I told her about associations and maps, about the chain of firings that led to this thing in the prefrontal cortex called “recognition.”
“Okay then,” Ollie said. “Why don’t you pretend to be Dr. Gloria?”
“Uh…”
“Look, I used to talk to people all the time, try to help them remember details. It was one of my jobs. Pretending can help. Just treat it like a game. Maybe it leads somewhere, maybe it doesn’t.”
All I wanted to do was go back to sleep. “Okay, what do you want me to do?”
“You’re feeling like Dr. Gloria has something to do with this memory, and you remember seeing the posters in the church. She was with you when you were there, right? So start there. What else did she see?”
“We started in the sanctuary,” I said.
“Walk around as Gloria,” Ollie said. “What does she see? Where does she go?”

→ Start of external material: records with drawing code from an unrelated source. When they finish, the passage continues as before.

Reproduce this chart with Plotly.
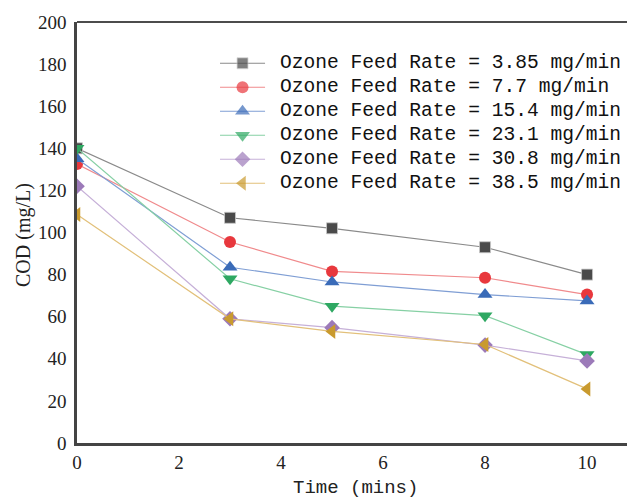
import plotly.graph_objects as go

time_min = [0, 3, 5, 8, 10]
labels = [
    "Ozone Feed Rate = 3.85 mg/min",
    "Ozone Feed Rate = 7.7 mg/min",
    "Ozone Feed Rate = 15.4 mg/min",
    "Ozone Feed Rate = 23.1 mg/min",
    "Ozone Feed Rate = 30.8 mg/min",
    "Ozone Feed Rate = 38.5 mg/min",
]
cod_385 = [140, 107, 102, 93, 80]
cod_77 = [132.5, 95.5, 81.5, 78.5, 70.5]
cod_154 = [135, 83.5, 76.5, 70.5, 67.5]
cod_231 = [140, 78, 65, 60.5, 42]
cod_308 = [122, 59, 54.8, 46.5, 39]
cod_385b = [108.5, 59, 53, 46.8, 25.7]
series = [cod_385, cod_77, cod_154, cod_231, cod_308, cod_385b]
x_ticks = [0, 2, 4, 6, 8, 10]
y_ticks = list(range(0, 201, 20))

marker_colors = ["#4a4a4a", "#e8383d", "#3a6bb8", "#2ea862", "#9c7ab9", "#c99a2e"]
line_colors = ["#8a8a8a", "#f08a8c", "#7f9ed4", "#86d0a4", "#c6b0d8", "#e2c07a"]
symbols = ["square", "circle", "triangle-up", "triangle-down", "diamond", "triangle-left"]
sizes = [11, 12, 13, 13, 12, 13]

fig = go.Figure()
for lab, ys, mc, lc, sym, sz in zip(labels, series, marker_colors, line_colors, symbols, sizes):
    fig.add_trace(go.Scatter(
        x=time_min, y=ys, name=lab, mode="lines+markers", showlegend=False,
        line=dict(color=lc, width=1.2),
        marker=dict(symbol=sym, size=sz, color=mc,
                    line=dict(color="rgba(200,200,200,0.8)", width=1 if sym == "square" else 0)),
    ))

# Custom legend drawn on an overlay axis spanning the plot area (0..1 in both directions)
leg_x0, leg_x1, leg_text_x = 0.2563, 0.337, 0.3602
leg_top, leg_step = 0.902, 0.057
annotations = []
for i, (lab, mc, lc, sym, sz) in enumerate(zip(labels, marker_colors, line_colors, symbols, sizes)):
    yy = leg_top - i * leg_step
    fig.add_trace(go.Scatter(
        x=[leg_x0, (leg_x0 + leg_x1) / 2, leg_x1], y=[yy, yy, yy],
        xaxis="x2", yaxis="y2", mode="lines+markers", showlegend=False, hoverinfo="skip",
        line=dict(color=lc, width=1.2),
        marker=dict(symbol=sym, size=[0, sz, 0], color=mc,
                    line=dict(color="rgba(200,200,200,0.8)", width=1 if sym == "square" else 0)),
    ))
    annotations.append(dict(
        text=lab, xref="paper", yref="paper", x=leg_text_x, y=yy,
        xanchor="left", yanchor="middle", showarrow=False,
        font=dict(family="Liberation Mono", size=19.6, color="#111"),
    ))

annotations.append(dict(
    text="Time (mins)", xref="paper", yref="paper", x=(355 - 77) / 558, y=-(488 - 443) / 421,
    xanchor="center", yanchor="middle", showarrow=False,
    font=dict(family="Liberation Mono", size=19, color="#222"),
))
annotations.append(dict(
    text="COD (mg/L)", xref="paper", yref="paper", x=-(77 - 23) / 558, y=(443 - 235) / 421,
    xanchor="center", yanchor="middle", showarrow=False, textangle=-90,
    font=dict(family="Liberation Serif", size=20, color="#222"),
))

# page body has an 8px margin: figure spans 8..635 x 8..498
fig.update_layout(
    width=627, height=490,
    margin=dict(l=69, r=0, t=14, b=55),
    paper_bgcolor="white", plot_bgcolor="white",
    showlegend=False,
    annotations=annotations,
    xaxis=dict(range=[0, 10.94], tickvals=x_ticks, showgrid=False, zeroline=False,
               showline=True, linecolor="#444", linewidth=2.5, ticks="", automargin=False,
               tickfont=dict(family="Liberation Serif", size=19, color="#222")),
    yaxis=dict(range=[0, 200], tickvals=y_ticks, showgrid=False, zeroline=False,
               showline=True, linecolor="#444", linewidth=2.5, ticks="", automargin=False,
               ticklabelstandoff=4,
               tickfont=dict(family="Liberation Serif", size=19, color="#222")),
    xaxis2=dict(overlaying="x", range=[0, 1], visible=False, fixedrange=True),
    yaxis2=dict(overlaying="y", range=[0, 1], visible=False, fixedrange=True),
)
fig.add_shape(type="line", xref="paper", yref="paper", x0=0, x1=1, y0=1, y1=1,
              line=dict(color="#111", width=1.5))

fig.write_html("out.html")
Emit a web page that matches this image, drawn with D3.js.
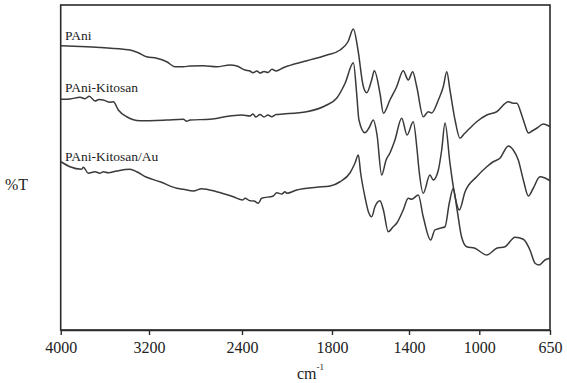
<!DOCTYPE html>
<html>
<head>
<meta charset="utf-8">
<script src="https://cdn.jsdelivr.net/npm/d3@7"></script>
<style>
  body { margin: 0; background: #fff; }
  text { font-family: "Liberation Serif", "Times New Roman", serif; fill: #222; }
</style>
</head>
<body>
<div id="chart"></div>
<script>
// wavenumber ticks (axis is not linear in the original, so the scale is piecewise)
const tickWave = [4000, 3200, 2400, 1800, 1400, 1000, 650];

// [wavenumber, %T offset]
const pani = [
  [3997, 113.7], [3825, 113.4], [3644, 113.0], [3433, 112.3], [3372, 112], [3297, 110.9],
  [3221, 109.3], [3134, 108.7], [3048, 107.3], [2976, 105.3], [2905, 105.3], [2847, 105.6],
  [2733, 105.7], [2618, 105.3], [2503, 106], [2443, 105.6], [2380, 104], [2347, 103.6],
  [2327, 102.9], [2300, 103.6], [2280, 102.8], [2253, 103.4], [2227, 103], [2200, 104.3],
  [2173, 103.6], [2125, 104.9], [1967, 107.7], [1833, 110], [1758, 112], [1717, 115.3],
  [1689, 120.4], [1665, 112], [1639, 98], [1620, 94.9], [1594, 100], [1580, 103.7],
  [1551, 94.8], [1533, 86.7], [1499, 92], [1464, 97.3], [1430, 103.7], [1404, 100],
  [1379, 103.3], [1356, 97.3], [1319, 85.3], [1290, 87.3], [1271, 86.8], [1233, 92],
  [1205, 97.3], [1185, 103.3], [1167, 96], [1138, 84], [1110, 76.7], [1087, 78.4],
  [1064, 80], [1015, 83.3], [963, 86], [914, 87.3], [856, 91.3], [832, 90.7], [815, 90.7],
  [790, 86], [774, 82], [757, 78.8], [739, 79.6], [716, 80.7], [683, 82.4], [650, 81.3]
];

const paniKitosan = [
  [3997, 92.3], [3916, 92.4], [3825, 93.1], [3780, 92.5], [3741, 93.5], [3689, 91.6],
  [3653, 92.2], [3614, 92], [3553, 91.1], [3523, 91.3], [3478, 88], [3402, 85.3],
  [3281, 83.7], [3048, 84], [2905, 84.3], [2876, 83.5], [2847, 84], [2675, 84.3],
  [2503, 85.6], [2400, 86], [2347, 85.6], [2327, 86.4], [2307, 85.2], [2280, 86.2],
  [2253, 85.2], [2227, 86], [2202, 85.3], [2173, 86.2], [2125, 86.4], [1969, 87.3],
  [1835, 90], [1776, 92.7], [1732, 98.7], [1689, 106.9], [1672, 94.7], [1660, 84],
  [1629, 78.9], [1608, 80.8], [1585, 84], [1566, 78], [1542, 62], [1519, 68],
  [1499, 70.8], [1473, 76], [1438, 84.7], [1410, 78], [1376, 83.3], [1354, 72],
  [1343, 64], [1319, 54.7], [1281, 62], [1262, 60], [1233, 64], [1214, 72],
  [1195, 82.8], [1167, 66.8], [1138, 53.3], [1114, 48], [1081, 55.3], [1015, 61.3],
  [963, 65.3], [931, 67.3], [898, 68.7], [856, 73.6], [832, 72], [807, 68],
  [782, 60], [757, 53.6], [733, 56.7], [700, 61.3], [675, 60.8], [650, 59.7]
];

const paniKitosanAu = [
  [3997, 67.3], [3916, 65.3], [3810, 64.3], [3795, 65.1], [3750, 62.7], [3689, 63.3],
  [3644, 62.7], [3614, 63.3], [3569, 62.9], [3493, 63.6], [3372, 64.3], [3312, 63.3],
  [3221, 61.1], [3105, 59.3], [2962, 56.7], [2905, 56.3], [2819, 55.6], [2747, 56.5],
  [2618, 55.3], [2475, 53.3], [2395, 52], [2380, 52.7], [2347, 51.7], [2320, 51.6],
  [2291, 50.7], [2269, 52.7], [2191, 53.6], [2169, 54.9], [2135, 54.4], [2113, 55.3],
  [2102, 54.7], [2035, 56], [1902, 57.1], [1813, 57.6], [1758, 59.3], [1706, 62.9],
  [1681, 66.7], [1663, 70], [1651, 62.7], [1629, 53.3], [1611, 47.3], [1594, 45.3],
  [1577, 49.3], [1551, 51.7], [1533, 48], [1508, 39.3], [1482, 41.3], [1464, 42.7],
  [1430, 48], [1404, 52.7], [1385, 52.3], [1347, 54], [1319, 45.3], [1277, 36],
  [1253, 40], [1224, 40.7], [1195, 41.3], [1171, 50.7], [1148, 56.7], [1129, 49.3],
  [1101, 37.3], [1072, 33.3], [1025, 32.7], [963, 30], [914, 32.7], [873, 33.3],
  [823, 37.1], [782, 36.3], [749, 32], [724, 26.7], [703, 26], [675, 28], [650, 28.7]
];

const seriesNames = ["PAni", "PAni-Kitosan", "PAni-Kitosan/Au"];
const seriesData = [pani, paniKitosan, paniKitosanAu];

const width = 567, height = 383;
const plot = {left: 60.7, right: 550, top: 5, bottom: 330};

const svg = d3.select("#chart").append("svg")
  .attr("width", width)
  .attr("height", height);

const x = d3.scaleLinear()
  .domain(tickWave)
  .range([plot.left, 149, 242, 332, 409, 479.3, plot.right]);

const y = d3.scaleLinear().domain([0, 130]).range([plot.bottom, plot.top]);

// frame
svg.append("rect")
  .attr("x", plot.left).attr("y", plot.top)
  .attr("width", plot.right - plot.left).attr("height", plot.bottom - plot.top)
  .attr("fill", "none")
  .attr("stroke", "#2a2a2a")
  .attr("stroke-width", 1.6);

// x axis
const gx = svg.append("g")
  .attr("transform", "translate(0," + plot.bottom + ")")
  .call(d3.axisBottom(x).tickValues(tickWave).tickSize(5).tickSizeOuter(0).tickFormat(d3.format("d")));
gx.select(".domain").attr("stroke", "#2a2a2a").attr("stroke-width", 1.6);
gx.selectAll(".tick line").attr("stroke", "#2a2a2a").attr("stroke-width", 1.4);
gx.selectAll(".tick text")
  .attr("y", 12)
  .style("font-family", "Liberation Serif, serif")
  .style("font-size", "16px")
  .attr("fill", "#222");

// axis titles
const xt = svg.append("text")
  .attr("x", 297)
  .attr("y", 379)
  .style("font-size", "16px");
xt.append("tspan").text("cm");
xt.append("tspan").attr("dy", -9).style("font-size", "9px").text("-1");

svg.append("text")
  .attr("x", 5)
  .attr("y", 190)
  .style("font-size", "16px")
  .text("%T");

// spectra
const line = d3.line()
  .x(d => x(d[0]))
  .y(d => y(d[1]))
  .curve(d3.curveMonotoneX);

svg.append("g").selectAll("path")
  .data(seriesData)
  .enter()
  .append("path")
  .attr("d", line)
  .attr("fill", "none")
  .attr("stroke", "#3a3a3a")
  .attr("stroke-width", 1.5)
  .attr("stroke-linejoin", "round");

// series labels above each curve start
const labelY = [40, 92, 161];
svg.append("g").selectAll("text")
  .data(seriesNames)
  .enter()
  .append("text")
  .attr("x", 65)
  .attr("y", (d, i) => labelY[i])
  .style("font-size", "13.5px")
  .attr("fill", "#333")
  .text(d => d);
</script>
</body>
</html>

I pictured myself as the doctor, walking around the edge of the sanctuary as I—as Lyda—talked to the pastor and Luke. There were dioramas and art projects, all depicting the members’ gods. None of them rang a bell. After that, I waved Lyda into the back rooms: the warehouse, the pastor’s office, the bathroom. The smell of amines was in the air. Then Lyda pulled back the rubber curtain to reveal the printer. She lifted off the lid—
“That’s a painting of the chemjet engine,” I said. I said the words, knowing I was right, but without knowing why I was right.
I looked up at the picture, trying to reconcile the shapes in that image with my memory of the internals of the chemjet. The intense colors of the painting made this difficult, because the machine was all silver and black inside. Also, the orientation was wrong.
“Flip the painting,” I said. “Can you do that?”
Ollie grabbed the edge of the current image and turned it.
“No, the other way,” I said. “Ninety degrees.”
And then the two images—one in front of me now, the other hovering before my internal eye, but both firing the same neurons—seemed to snap into place.
Ollie saw the change in my face. “What is it?” she asked.
“This isn’t just a painting,” I said. “It’s a blueprint.”
Ollie thought for a moment. “That kind of makes sense.”
“Tell me who painted them,” I said, though I could already guess the answer.
“That was my big surprise,” she said. “These were all painted by Gil Kapernicke.”
* * *
Rovil sat on the couch facing the wall and the camera. His palms lay on his knees, the two fingers of his left hand still taped together. He wore a business suit, and his face was locked into a pleasant expression. He was on hold.
Ollie and I stood in the kitchen, out of sight of the camera. Ollie had connected her pen to a receiver Rovil wore in his right ear, and she’d synched the display with the wall screen so that we could see what he was seeing. Right now, that was a commercial for the Delwood Detention Facility, a private prison in Ohio that offered excellent outsourcing options for overcrowded state and federal prisons. The minute-long commercial had already looped a dozen times.